Angular X-ray photoelectron spectroscopy study of N(1s) and O(1s) lines during controlled oxidation of NbN thin film

Abstract

The oxidation of NbN thin film has previously been studied by X-ray photoelectron spectroscopy in connection with Josephson junction technology. The Nb(3d) photoelectron lines were the main point of study. In this work O(1s) and N(1s) photoelectron lines have been analysed as a function of the angle θ between the sample surface and the detector slit, and of the oxygen exposure L. Binding energies, photoelectron linewidths and the concentrations of the various constituents have been plotted versus θ and L. O(1s) and N(1s) spectra have been decomposed into three components and two components respectively, and their relative concentrations have been calculated for each step of the oxidation process.

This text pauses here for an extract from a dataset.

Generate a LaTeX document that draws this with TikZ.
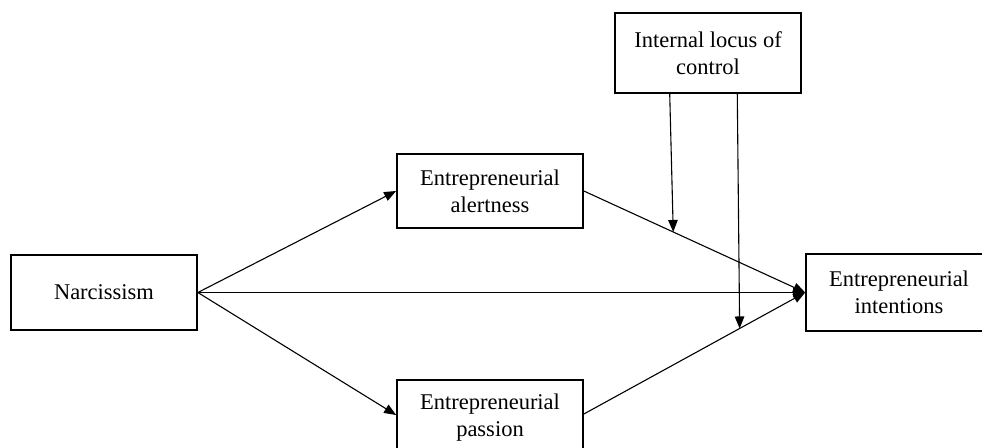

NbN oxidation begins with oxygen diffusion into the bulk of the film with nearly constant niobium and nitrogen concentrations. Then the interface development begins some 60 Å below the surface with an increase in chemisorbed oxygen and in oxides with a large variety of species; the concentration of nitrogen decreases. In the surface of the sample the Nb-O bonding state becomes more pronounced and there is no absorbed oxygen. This develops on the NbN surface when oxygen exposure increases and more niobium oxide with well-defined chemical bonding is formed. There is still nitrogen at low concentration. As long as nitrogen is present, the O(1s) line is broader than that for an oxidized niobium sample.